In the power generation and distribution industry, utility companies generate and distribute electricity to their customers. To facilitate the process of distributing electricity, various types of power switching devices are used. In a distribution circuit, electricity flows through the power switching devices from a power generation source (typically a substation or the like) to the consumer. When a fault is detected in the distribution circuit, the power switching device is opened and the electrical connection is broken.
Controllers are used by the utility company to detect faults that occur in the distribution circuit. Controllers typically use a microprocessor or microcontroller programmed to respond to the fault based on the type of fault, the type of power switching device connected to the controller, and the location of the fault. The controller may respond to a particular fault by causing the power switching device to remain open. Alternatively, upon detection of a fault, the controller may cause the power switching device to open and close multiple times.
Faults typically occur when excess amounts of electrical current are conducted through the distribution circuit. The controller is programmed to detect when fault conditions occur and respond with a preprogrammed response. The distribution circuit generally has several power switching devices connected in series, cascaded from a substation to the consumer. When a fault occurs in the distribution circuit, it is important that the controller closest to the fault isolate the fault. This allows the least number of customers to be affected by the fault.
Utility companies typically coordinate the responses of the power switching devices to isolate any faults with minimal service interruption. To accomplish this, the responses of the cascaded power switching devices are coordinated so the controller closest to the fault detects the fault condition and causes its associated power switching device to open. When the power switching device opens, the flow of electricity is interrupted.
A power switching device may have a delay in responding to a fault condition. Therefore, in programming the response of cascaded power switching devices to a fault condition, the utility company should take into account the response delay of each power switching device in the cascade. Taking that delay into account will give the controller closest to the fault enough time to analyze and detect the fault condition and cause its associated power switching device to respond before a controller at a higher level in the cascaded network responds to the fault.
As is common in the industry, utility company personnel use overcurrent response curves (also referred to as protection curves) to predict the amount of time it takes for a power switching device to open after a fault condition is detected. To configure the cascading power switching devices, the response times of the power switching devices must be accurately modeled. Part of the modeling process requires that an estimated range of response times be taken into account. A fault response tolerance is a value that is added to or subtracted from the predicted fault response time to allow for any deviation in the actual response time. Typically, utility companies provide guidelines to their employees outlining how to calculate the fault response tolerances for the power switching devices. For example, one utility may determine that the measured value of fault current may deviate by a predetermined percentage. Using the overcurrent response curves and plotting the range of values for the fault current, the utility company personnel can predict the fault response tolerances based on this range. The power switching devices are then configured based on the fault response tolerance results.
One drawback with existing configuration tools used to program the power switching devices is the lack of an automated fault response tolerance calculation tool. Utility company personnel currently utilize a manual method of calculating overcurrent response tolerances when configuring the power switching devices.
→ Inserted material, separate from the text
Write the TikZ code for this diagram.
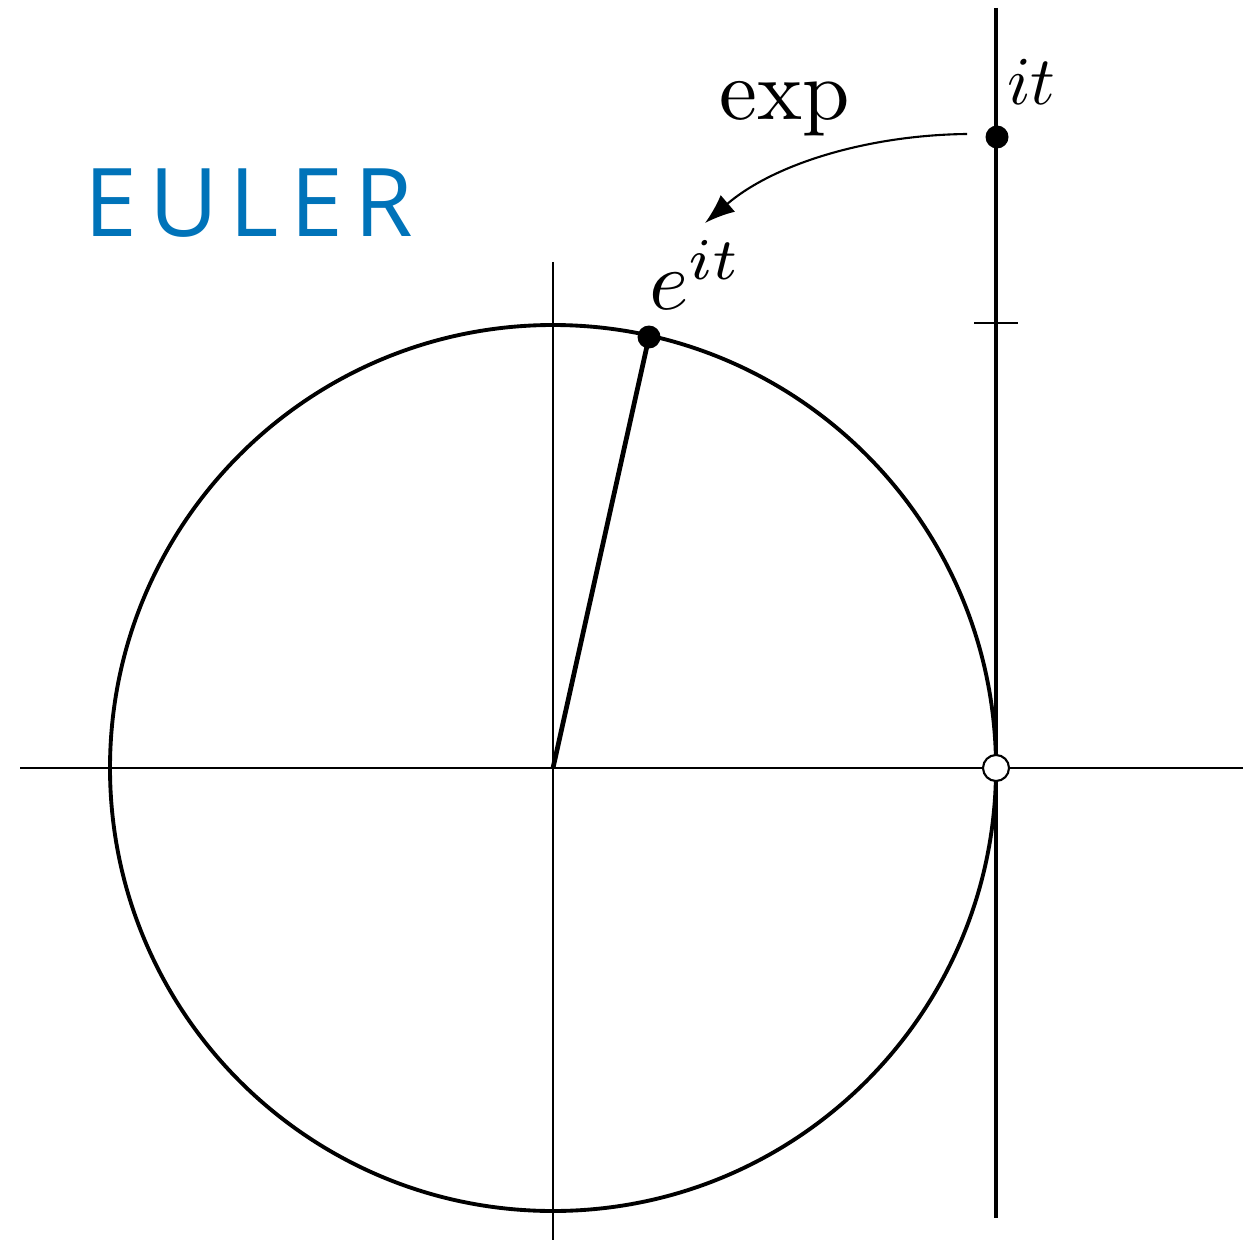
\documentclass[tikz,border=0pt]{standalone}
\usepackage{fontspec}
\newfontfamily\eulerfont[LetterSpace=12]{Open Sans}
\usetikzlibrary{arrows.meta}
\definecolor{eulerblue}{RGB}{0,115,185}
\begin{document}
\begin{tikzpicture}[x=0.02cm,y=-0.02cm,
  thinaxis/.style={line width=1pt},
  curve/.style={line width=2.2pt},
  thickline/.style={line width=2.4pt},
  dotfill/.style={circle,fill=black,inner sep=0pt,minimum size=0.46cm},
  dotopen/.style={circle,draw=black,fill=white,line width=1.2pt,inner sep=0pt,minimum size=0.52cm},
  lab/.style={inner sep=0pt,anchor=base west}]
\useasboundingbox (0,0) rectangle (1253,1243);
% coordinates
\coordinate (O) at (553,768);
\coordinate (hl) at (20,768);
\coordinate (hr) at (1243,768);
\coordinate (vt) at (553,262);
\coordinate (vb) at (553,1240);
\coordinate (lt) at (996,8);
\coordinate (lb) at (996,1218);
\coordinate (tl) at (974,323);
\coordinate (tr) at (1018,323);
% axes
\draw[thinaxis] (hl) -- (hr);
\draw[thinaxis] (vt) -- (vb);
% circle
\draw[curve] (O) circle[radius=443];
% tangent line
\draw[thickline] (lt) -- (lb);
\draw[thinaxis] (tl) -- (tr);
% points
\draw[line width=2.7pt] (O) -- (649,337);
\node[dotfill] (P) at (649,337) {};
\node[dotfill] (Q) at (997,137) {};
\node[dotopen] (one) at (996,768) {};
% arrow
\coordinate (as) at (967,134);
\coordinate (ae) at (705,223);
\draw[line width=1.2pt,-{Latex[length=0.6cm,width=0.44cm]}] (as) .. controls (870,135) and (775,163) .. (ae);
% labels
\node[lab,scale=4.85] (exp) at (718,120) {$\exp$};
\node[lab,scale=3.9] (it) at (1006,105) {$it$};
\node[lab,scale=4.8] (eit) at (648,310) {$e^{it}$};
\node[inner sep=0pt,text=eulerblue,font=\eulerfont\fontsize{54}{60}\selectfont] (euler) at (249,203) {EULER};
\end{tikzpicture}
\end{document}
This process is time consuming and subject to human error.
One alternative to the manual calculation method is the use of a fault response tolerance calculation tool. However, existing fault response tolerance calculation software tools are offered as a separate software package by third party vendors not associated with the vendors of the configuration software tool used to configure the controllers. Thus, the utility company personnel may need two separate computer systems, one for configuring and the other for fault response tolerance calculations.
The present invention improves both the efficiency and accuracy of configuring power switching devices in a power distribution network. The present invention provides a fault response tolerance calculation tool as part of the configuration tool used to configure the power switching devices in the power distribution network. The present invention uses software located in the user interface to calculate the fault response tolerances and display the adjusted fault response times for a given power switching device for a given set of parameters. The utility company employee is able to alter the configuration of the power switching device based on the adjusted fault responses. After altering the configuration of the power switching device, the present invention allows the utility company personnel to recalculate the fault response tolerances and confirm that the configuration settings conform to utility company guidelines. By integrating the two tools together, the present invention improves both the accuracy and efficiency of the configuration process because utility company personnel do not have to transition between two separate software tools when configuring power switching devices.